The miniature electro-optically guided, ‘fire and forget’ SPIKE missile was developed by the US Navy Weapons Division of the Naval Air Warfare Center, Weapons Division (NAWCWD) with assistance of DRS Technologies. Originally designed as a man-portable weapon for the Marines and the Navy’s special operations force, Spike fills a critical niche for a low-cost, lightweight guided weapon for U.S. ground forces.

A modular, low-cost, high precision missile capable of engaging ‘asymmetric aggressors’ in complex terrain, at ranges exceeding 2 miles, with high precision, and minimal risk of collateral damage.
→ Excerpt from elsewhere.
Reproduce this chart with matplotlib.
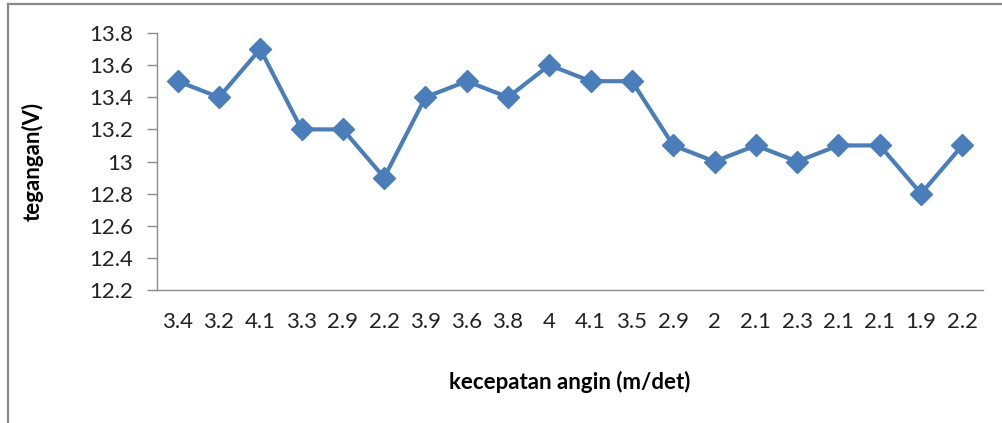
import matplotlib.pyplot as plt
from matplotlib.lines import Line2D

plt.rcParams['font.family'] = ['Lato', 'DejaVu Sans']

speed_labels = ['3.4', '3.2', '4.1', '3.3', '2.9', '2.2', '3.9', '3.6', '3.8', '4',
                '4.1', '3.5', '2.9', '2', '2.1', '2.3', '2.1', '2.1', '1.9', '2.2']
voltage = [13.5, 13.4, 13.7, 13.2, 13.2, 12.9, 13.4, 13.5, 13.4, 13.6,
           13.5, 13.5, 13.1, 13.0, 13.1, 13.0, 13.1, 13.1, 12.8, 13.1]
y_ticks = [12.2, 12.4, 12.6, 12.8, 13.0, 13.2, 13.4, 13.6, 13.8]
y_tick_labels = ['12.2', '12.4', '12.6', '12.8', '13', '13.2', '13.4', '13.6', '13.8']

W, H = 1003, 423
fig = plt.figure(figsize=(W / 100, H / 100), dpi=100)
# plot area in pixel coordinates
left, right, top, bottom = 157, 983, 33, 290
ax = fig.add_axes([left / W, 1 - bottom / H, (right - left) / W, (bottom - top) / H])

x = list(range(len(voltage)))
ax.plot(x, voltage, color='#4A7EBB', lw=3.0, marker='D', ms=11,
        markeredgecolor='#4A7EBB', clip_on=False)

ax.set_xlim(-0.5, len(voltage) - 0.5)
ax.set_ylim(12.2, 13.8)
ax.set_yticks(y_ticks)
ax.set_yticklabels(y_tick_labels)
ax.set_xticks(x)
ax.set_xticklabels(speed_labels)

for s in ['top', 'right']:
    ax.spines[s].set_visible(False)
for s in ['left', 'bottom']:
    ax.spines[s].set_color('#8C8C8C')
    ax.spines[s].set_linewidth(1.0)

ax.tick_params(axis='y', length=7, width=1, color='#8C8C8C', labelsize=16,
               labelcolor='#222222', pad=10)
ax.tick_params(axis='x', length=0, labelsize=16, labelcolor='#222222', pad=16)

ax.set_ylabel('tegangan(V)', fontsize=16, fontweight='bold', labelpad=33)
ax.set_xlabel('kecepatan angin (m/det)', fontsize=16, fontweight='bold', labelpad=28)

# chart frame (only the top and left edges fall inside the image)
fig.add_artist(Line2D([8 / W, 1], [1 - 4 / H, 1 - 4 / H], color='#8A8A8A', lw=1.6,
                      transform=fig.transFigure))
fig.add_artist(Line2D([8 / W, 8 / W], [0, 1 - 4 / H], color='#8A8A8A', lw=1.6,
                      transform=fig.transFigure))

fig.savefig('out.png', dpi=100, facecolor='white')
The missile was designed as very low cost weapon, with unit cost goal of US$5,000. The Spike weighs about five pounds (2.26 kg), and is 25 in. (63.5 cm) long. It uses fire and forget guidance using a general purpose strap-down electro-optical seeker. It was designed as a shoulder fired tactical missile or a UGV, UAV boat or ship launched weapon. The warhead weighing about 1 pound (450 gr.) is located at the center and employs Explosively Formed Projectile effect to drive a focused yet lethal effect. NAWCWD plans to test the Spike missile with a new lightweight weapons management system (WMS) developed for small UAVs.
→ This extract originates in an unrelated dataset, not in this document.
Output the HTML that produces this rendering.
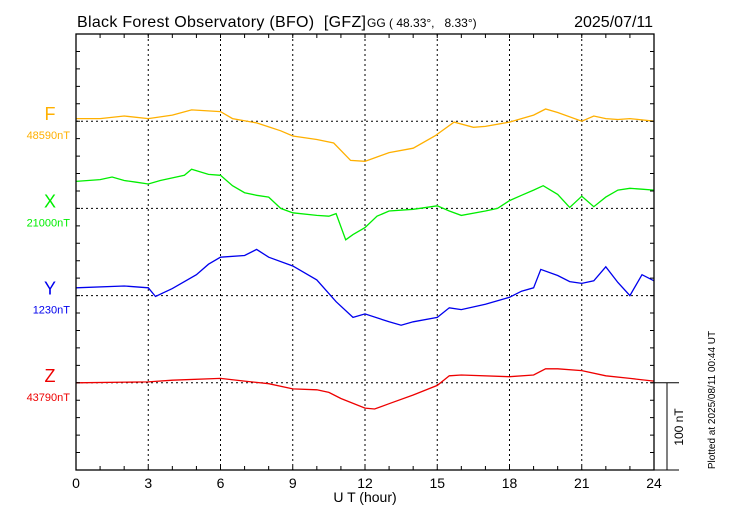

The missile uses EO / Semi-Active Laser (SAL) seeker to engage laser designated targets from a distance of two miles. It’s potential applications go beyond ground combat; it is a realistic armament choice for tactical unmanned aerial vehicles and a force-protection weapon to defend surface ships from small-boat swarms or light aircraft.

The missile performed its first controlled flights in 2005. SPIKE will offer safer, more accurate alternative to rocket propelled grenades (RPGs). The compact system is tailored for man-portable operations. Three missiles and a launcher could fit in a standard military backpack. Due to its light weight, Spike is considered to arm unmanned systems. According to John Baylouny, vice president of DRS Technologies, Spike missile could be used on almost any UAV and that “future spirals” in the program are expected to involve putting Spike on unmanned aircraft. Spike has already been tested with the DRS Sentry HP drone at Eglin AFB, Florida, as part of US Air Force UAV Battlelab evaluation.